Things I've Noticed, a List in No Particular Order
  • I figured out how to say like in French, in the Valley Girl sense of the word. The word is genre but when it means like you have to make it all mumbly and simltaneously make an N come out your nose and swallow an R. I haven't mastered the pronunciation, which is unfortunate because I like that word. Genre.
  • Kinetic energy = l'énergie cinétique with a C. So are the words kinetic and cinema related? (That blew my mind for an entire Physics class...So maybe I'm a little more littéraire than scientifique.)
  • I learned in French class that ball = le ballon but actually ball = la balle. La balle means bullet too, which is the basis for this really funny ad that comes on before NCIS on Fridays (which I always watch. I don't know if it's good in English, but dubbed in French, it's hilarious.).
  • The way you say To feel lazy (rough translation) is avoir la flemme.
  • I spent almost an entire Bio class wondering what bourgeon, a key word in the lesson, meant. Towards the end I figured out that it means bud, like in burgeoning in English, but until then, it was like morphogenèse des végétaux-themed MadLibs! There is absolutely nothing as wonderful as not being fluent.
  • I have a whole new ski-themed vocabulary that I only know how to say in French! dérapage, chasse-neige, bosse, téléski...gamelle (well, that last one means a wipeout, but it was probably my Most-Used Word that week, so it bore mentioning).

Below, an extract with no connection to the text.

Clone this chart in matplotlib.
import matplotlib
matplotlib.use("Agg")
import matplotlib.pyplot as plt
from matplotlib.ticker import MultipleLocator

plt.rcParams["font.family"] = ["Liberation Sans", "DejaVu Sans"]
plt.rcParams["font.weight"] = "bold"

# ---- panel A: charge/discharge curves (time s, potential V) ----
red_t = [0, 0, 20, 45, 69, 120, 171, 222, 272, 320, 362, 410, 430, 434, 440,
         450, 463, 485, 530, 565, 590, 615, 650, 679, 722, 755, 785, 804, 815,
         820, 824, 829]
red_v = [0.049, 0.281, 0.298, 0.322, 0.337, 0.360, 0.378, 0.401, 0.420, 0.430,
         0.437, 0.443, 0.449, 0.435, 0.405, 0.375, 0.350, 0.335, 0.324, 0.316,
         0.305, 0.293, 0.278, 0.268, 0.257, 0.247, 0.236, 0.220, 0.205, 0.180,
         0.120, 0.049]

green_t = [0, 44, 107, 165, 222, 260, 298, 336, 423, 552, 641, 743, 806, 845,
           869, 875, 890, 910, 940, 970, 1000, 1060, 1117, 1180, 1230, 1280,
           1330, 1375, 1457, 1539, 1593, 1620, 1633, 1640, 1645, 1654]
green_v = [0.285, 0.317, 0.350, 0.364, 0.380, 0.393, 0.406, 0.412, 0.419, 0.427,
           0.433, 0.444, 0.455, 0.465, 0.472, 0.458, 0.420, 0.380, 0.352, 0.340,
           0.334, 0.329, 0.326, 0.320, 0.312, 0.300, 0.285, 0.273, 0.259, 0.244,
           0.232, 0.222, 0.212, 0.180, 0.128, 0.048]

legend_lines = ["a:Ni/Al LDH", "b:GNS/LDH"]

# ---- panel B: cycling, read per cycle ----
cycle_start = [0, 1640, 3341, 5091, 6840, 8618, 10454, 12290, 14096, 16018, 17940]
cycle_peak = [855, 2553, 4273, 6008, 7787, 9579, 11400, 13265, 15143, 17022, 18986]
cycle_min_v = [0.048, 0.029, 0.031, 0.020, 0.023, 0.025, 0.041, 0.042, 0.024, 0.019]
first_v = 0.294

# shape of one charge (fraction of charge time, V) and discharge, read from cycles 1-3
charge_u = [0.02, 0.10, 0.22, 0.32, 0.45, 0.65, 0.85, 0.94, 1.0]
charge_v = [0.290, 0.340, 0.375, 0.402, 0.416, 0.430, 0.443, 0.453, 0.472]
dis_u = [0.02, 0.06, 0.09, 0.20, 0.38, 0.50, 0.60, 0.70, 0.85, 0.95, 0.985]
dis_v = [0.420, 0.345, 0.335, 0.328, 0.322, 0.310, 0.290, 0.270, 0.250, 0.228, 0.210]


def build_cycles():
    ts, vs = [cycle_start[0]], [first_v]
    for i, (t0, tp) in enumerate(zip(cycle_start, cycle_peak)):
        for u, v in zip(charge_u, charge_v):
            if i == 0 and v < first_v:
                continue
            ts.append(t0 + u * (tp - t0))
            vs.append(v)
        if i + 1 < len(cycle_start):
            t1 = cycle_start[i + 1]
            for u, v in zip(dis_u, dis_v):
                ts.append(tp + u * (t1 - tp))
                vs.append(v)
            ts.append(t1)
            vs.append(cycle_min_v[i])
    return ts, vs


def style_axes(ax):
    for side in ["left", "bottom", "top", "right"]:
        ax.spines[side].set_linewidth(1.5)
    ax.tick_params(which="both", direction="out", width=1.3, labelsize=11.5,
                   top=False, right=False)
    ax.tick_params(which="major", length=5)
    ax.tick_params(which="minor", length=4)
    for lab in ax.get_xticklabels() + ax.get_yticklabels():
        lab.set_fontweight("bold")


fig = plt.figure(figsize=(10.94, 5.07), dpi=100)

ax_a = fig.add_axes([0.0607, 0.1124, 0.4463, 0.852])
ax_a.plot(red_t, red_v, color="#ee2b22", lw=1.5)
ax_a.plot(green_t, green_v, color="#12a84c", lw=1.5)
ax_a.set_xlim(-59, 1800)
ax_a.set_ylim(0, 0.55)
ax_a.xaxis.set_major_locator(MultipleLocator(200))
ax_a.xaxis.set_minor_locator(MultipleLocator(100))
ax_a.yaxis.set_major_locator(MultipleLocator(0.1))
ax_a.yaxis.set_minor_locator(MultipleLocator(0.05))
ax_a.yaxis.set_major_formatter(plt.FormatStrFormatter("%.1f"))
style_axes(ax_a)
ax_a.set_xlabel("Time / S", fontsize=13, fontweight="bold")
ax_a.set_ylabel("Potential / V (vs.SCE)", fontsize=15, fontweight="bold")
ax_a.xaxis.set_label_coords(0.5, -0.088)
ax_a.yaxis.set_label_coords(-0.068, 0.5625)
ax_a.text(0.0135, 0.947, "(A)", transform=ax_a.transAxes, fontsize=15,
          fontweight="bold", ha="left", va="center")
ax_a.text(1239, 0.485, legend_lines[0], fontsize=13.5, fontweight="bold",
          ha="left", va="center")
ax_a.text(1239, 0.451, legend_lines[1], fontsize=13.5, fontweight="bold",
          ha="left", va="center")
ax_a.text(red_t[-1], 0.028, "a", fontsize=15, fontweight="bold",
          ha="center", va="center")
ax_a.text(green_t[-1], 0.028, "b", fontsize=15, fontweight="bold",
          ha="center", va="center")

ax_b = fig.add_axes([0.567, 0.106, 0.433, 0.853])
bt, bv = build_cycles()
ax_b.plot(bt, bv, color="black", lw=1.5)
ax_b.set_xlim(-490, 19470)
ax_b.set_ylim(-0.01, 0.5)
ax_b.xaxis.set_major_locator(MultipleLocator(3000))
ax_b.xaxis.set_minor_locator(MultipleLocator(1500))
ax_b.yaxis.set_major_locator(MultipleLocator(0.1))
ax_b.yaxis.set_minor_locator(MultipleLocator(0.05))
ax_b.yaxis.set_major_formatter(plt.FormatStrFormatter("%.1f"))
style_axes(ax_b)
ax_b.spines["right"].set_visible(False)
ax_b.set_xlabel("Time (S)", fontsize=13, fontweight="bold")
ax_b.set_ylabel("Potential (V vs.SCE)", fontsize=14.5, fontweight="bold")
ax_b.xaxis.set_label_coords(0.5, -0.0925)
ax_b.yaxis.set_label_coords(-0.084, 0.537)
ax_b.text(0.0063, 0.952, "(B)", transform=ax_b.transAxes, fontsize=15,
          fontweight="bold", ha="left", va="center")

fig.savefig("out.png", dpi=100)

Happy now? Good. Until next month, dear readers,

With love,

Lucie

Thursday, February 18, 2010

I'm Number (forty-)ONE!

My blog got ranked as the forty-first best exchange blog by Lexiophiles.com!

Thanks for voting!

(And 41 is a much nicer number than, say, 1. Really. It means I have room for improvement.)

Tuesday, February 16, 2010

Semaine Blanche

This week is exam week (semaine blanche in French) for me! Fun! So far I've failed a French written test (on humorous poetry; if there are two things I don't understand in French, they're humor and poetry...), failed a math test (but to a lesser degree than most of my classmates, I think), and DOMINATED MY FRENCH ORAL TEST! 17 out of 20!!!!!!!!!!!!!!! I'm so proud of that. I almost speak French!

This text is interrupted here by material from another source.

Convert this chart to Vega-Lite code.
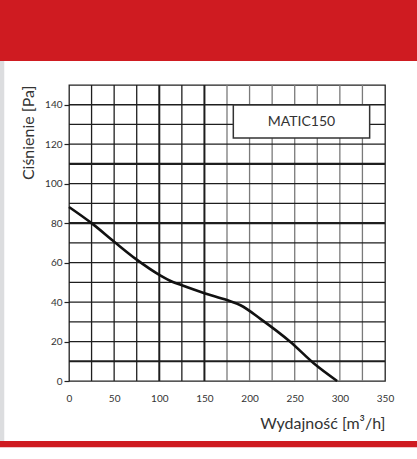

Tomorrow I'll pass Physique-Chimie, Thursday I'll fail SVT (biology), and Friday I get to go on a field trip. All in all a good week, since I only have two hours of testing a day. (Except Monday, when I had five hours, all in a row and all for French class, but that's over with now, thank God.)

I'm going to go study now, I think. Blah.

Le jour de Saint Valentin

Moderately interesting cultural difference, right here:

My real mom
sent me some of those heart-shaped candies for Valentine's Day (the ones that say I <3 U and CUTIE; you know the ones I mean), enough to share with people here.

My host mom
thought it was weird that I was sharing candy with people, because apparently in France Valentine's day is exclusively pour les amoureux, and if you give candy to someone it Means Something.

I shared the candy anyway, with my best American smile.